One other factor to consider is what if Aramark were to decide that it’s just too expensive and burdensome to continue, and decided not to renew their contract with Springfield College. What would happen then?  Since the contract is with the union and Aramark, not Springfield College, there would be no contract. Where would all the Cheney Hall and Student Union employees be then? Probably working for another food service company at possibly lower pay, fewer hours, or who knows what, but they would not have a union contract with Aramark.

The real major drawback to a union is the loss of individuality which will happen to all workers. I as a human being have the moral right to be as productive as I can, and to demand just payment for the value that I produce. What I can’t demand is pay for what is not earned. The payment for the value that I produce is what a union skirts. I could not in good conscience accept an increase in pay for work that I didn’t feel I produced. That should be everyone’s work ethic. Sadly, it is not that way. Everyone will get an across-the-board raise whether they earned it or not.

Unions are like cartels, or to use a harsher word, monopolies. Let me make an analogy. OPEC controls the price of oil. When the price per barrel increases the price of gasoline increases, and you the customer have to pay a higher price. So the union will demand higher wages for its members and Aramark will pass the price of higher wages on to you the consumer.

A union works much like a socialist government where the good of the collective (the union members) is the prime concern. It can’t take into account my aspirations or anyone else’s. It will always be that a majority will rule. I may not be able to work the hours I want, or the station I want, or be full-time or part-time. My fate is left in the hands of others. I have talked to other employees and they have said, “I am an individual and I can think for myself. I don’t need someone else to think for me.” What disturbs me the most is that I will have no say in a job I truly love. This one fact, in my opinion, should make everyone campus-wide sit up and take notice. Sadly, I think that most haven’t thought about this at all or even care, especially the employees who work for Aramark.

In the event of a strike, Aramark is under no obligation to hire back the striking workers. Aramark has a legal right to continue to run their business.  At best, the striking employees can hope to be recalled, and if they are called back they have no right to back pay.
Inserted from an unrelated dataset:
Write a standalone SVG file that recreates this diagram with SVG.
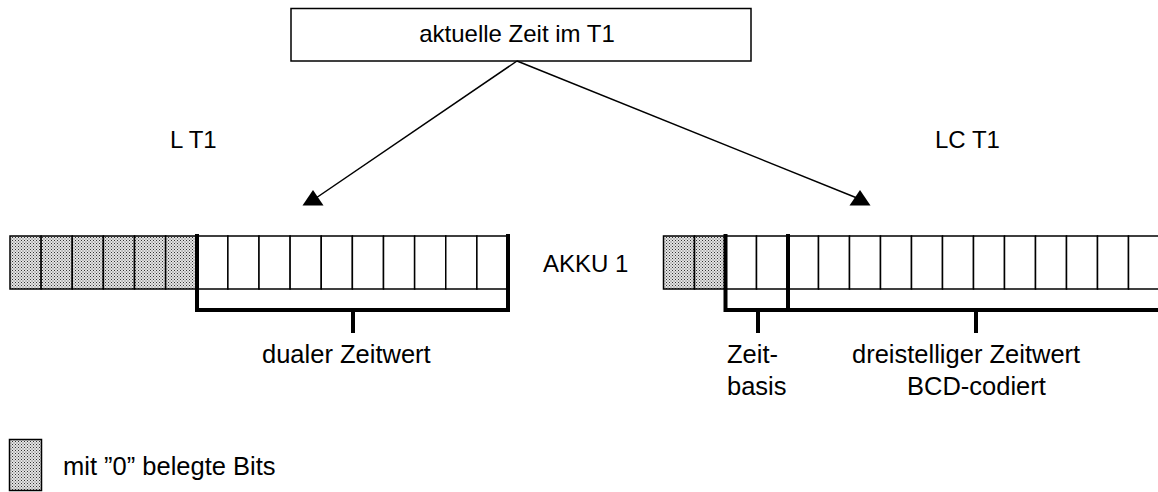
<svg xmlns="http://www.w3.org/2000/svg" width="1158" height="492" viewBox="0 0 1158 492">
<defs>
<pattern id="dots" width="3" height="3" patternUnits="userSpaceOnUse">
<rect width="3" height="3" fill="#e4e4e4"/>
<rect x="0" y="0" width="1" height="1" fill="#333"/>
<rect x="1.5" y="1.5" width="1" height="1" fill="#555"/>
</pattern>
<style>
text{font-family:"Liberation Sans",Arial,sans-serif;font-size:24px;fill:#000}
.lbl{font-size:25.5px}
.cell{fill:#fff;stroke:#000;stroke-width:1.5}
.zero{fill:url(#dots);stroke:#000;stroke-width:1.5}
.thick{fill:none;stroke:#000;stroke-width:4;stroke-linecap:square}
.conn{fill:none;stroke:#000;stroke-width:1.5}
.head{fill:#000}
</style>
</defs>
<rect width="1158" height="492" fill="#fff"/>

<g id="source">
<rect x="291" y="8.5" width="460" height="52.5" fill="#fff" stroke="#000" stroke-width="1.5"/>
<text x="517" y="42" text-anchor="middle">aktuelle Zeit im T1</text>
</g>

<g id="connectors">
<line class="conn" x1="517" y1="61" x2="316" y2="198"/>
<polygon class="head" points="313,190 302.5,205.5 323.5,205.5"/>
<line class="conn" x1="517" y1="61" x2="857" y2="198"/>
<polygon class="head" points="860,190 849.5,205.5 870.5,205.5"/>
</g>

<g id="label-lt1"><text x="170" y="148">L T1</text></g>
<g id="label-lct1"><text x="935" y="148">LC T1</text></g>

<g id="akku-left">
<rect class="zero" x="10" y="236" width="31.125" height="53"/>
<rect class="zero" x="41.125" y="236" width="31.125" height="53"/>
<rect class="zero" x="72.25" y="236" width="31.125" height="53"/>
<rect class="zero" x="103.375" y="236" width="31.125" height="53"/>
<rect class="zero" x="134.5" y="236" width="31.125" height="53"/>
<rect class="zero" x="165.625" y="236" width="31.125" height="53"/>
<rect class="cell" x="196.75" y="236" width="31.125" height="53"/>
<rect class="cell" x="227.875" y="236" width="31.125" height="53"/>
<rect class="cell" x="259" y="236" width="31.125" height="53"/>
<rect class="cell" x="290.125" y="236" width="31.125" height="53"/>
<rect class="cell" x="321.25" y="236" width="31.125" height="53"/>
<rect class="cell" x="352.375" y="236" width="31.125" height="53"/>
<rect class="cell" x="383.5" y="236" width="31.125" height="53"/>
<rect class="cell" x="414.625" y="236" width="31.125" height="53"/>
<rect class="cell" x="445.75" y="236" width="31.125" height="53"/>
<rect class="cell" x="476.875" y="236" width="31.125" height="53"/>
<path class="thick" d="M197,236 V310 H508 V236"/>
<path class="thick" d="M353,310 V331"/>
<text class="lbl" x="262" y="363">dualer Zeitwert</text>
</g>

<g id="akku-label"><text x="543" y="272">AKKU 1</text></g>

<g id="akku-right">
<rect class="zero" x="663.5" y="236" width="31" height="53"/>
<rect class="zero" x="694.5" y="236" width="31" height="53"/>
<rect class="cell" x="725.5" y="236" width="31" height="53"/>
<rect class="cell" x="756.5" y="236" width="31" height="53"/>
<rect class="cell" x="787.5" y="236" width="31" height="53"/>
<rect class="cell" x="818.5" y="236" width="31" height="53"/>
<rect class="cell" x="849.5" y="236" width="31" height="53"/>
<rect class="cell" x="880.5" y="236" width="31" height="53"/>
<rect class="cell" x="911.5" y="236" width="31" height="53"/>
<rect class="cell" x="942.5" y="236" width="31" height="53"/>
<rect class="cell" x="973.5" y="236" width="31" height="53"/>
<rect class="cell" x="1004.5" y="236" width="31" height="53"/>
<rect class="cell" x="1035.5" y="236" width="31" height="53"/>
<rect class="cell" x="1066.5" y="236" width="31" height="53"/>
<rect class="cell" x="1097.5" y="236" width="31" height="53"/>
<rect class="cell" x="1128.5" y="236" width="31" height="53"/>
<path class="thick" d="M725.5,236 V310 H1160"/>
<path class="thick" d="M788,236 V310"/>
<path class="thick" d="M758,310 V331"/>
<path class="thick" d="M976,310 V331"/>
<text class="lbl" x="727" y="363">Zeit-</text>
<text class="lbl" x="727" y="395">basis</text>
<text class="lbl" x="852" y="363">dreistelliger Zeitwert</text>
<text class="lbl" x="907" y="395">BCD-codiert</text>
</g>

<g id="legend">
<rect class="zero" x="9.5" y="439.5" width="32" height="51"/>
<text class="lbl" x="63" y="475">mit ”0” belegte Bits</text>
</g>
</svg>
How will all this affect the students and staff at Springfield College? First, there will be no more teamwork. It will be “I have my station and that is all I have to take care of.” Gone will be the days of one employee helping another employee.  I have seen the lines at Northern Kitchen or Stir Fry when another employee will jump in and help. Those days will be gone. Even the sous chefs won’t be able to help because they are excluded from joining a union. The other is there is no magic pot of money that can be used for all these assumed pay raises. The cost of any pay raises will be borne by the customer. It is that simple. The meal plans will cost more.

You might hear the term “That’s not in my job description.” It’s a term that I wish never existed because it speaks volumes about the person speaking it. The one good thing about the phrase is it gives me a better idea of what that person’s work ethic is. And lastly, here is some data about unions from the United States Department of Labor, Bureau of Labor Statistics:

In 2012 the union membership rate stood at 11.3%.  That means 14.4 million workers were represented by unions. Of those, 35.9% or 7.3 million, worked in the public sector which is comprised of teacher, police, firefighters, and other workers who work for the public good. In the private sector, which includes Aramark employees, the union rate is at 6% or about 7 million workers.  According to Simplyhired.com, the average Aramark food service worker is paid $14 an hour. From State Occupational Employment Wage Estimates, the average pay rate for an institutional cafeteria cook in Massachusetts is $10.99.  I leave you with these facts, and implore you to talk to your fellow students and engage our employees in these facts. With regard to unions, an informed person can make better rational decisions than a person who is uninformed.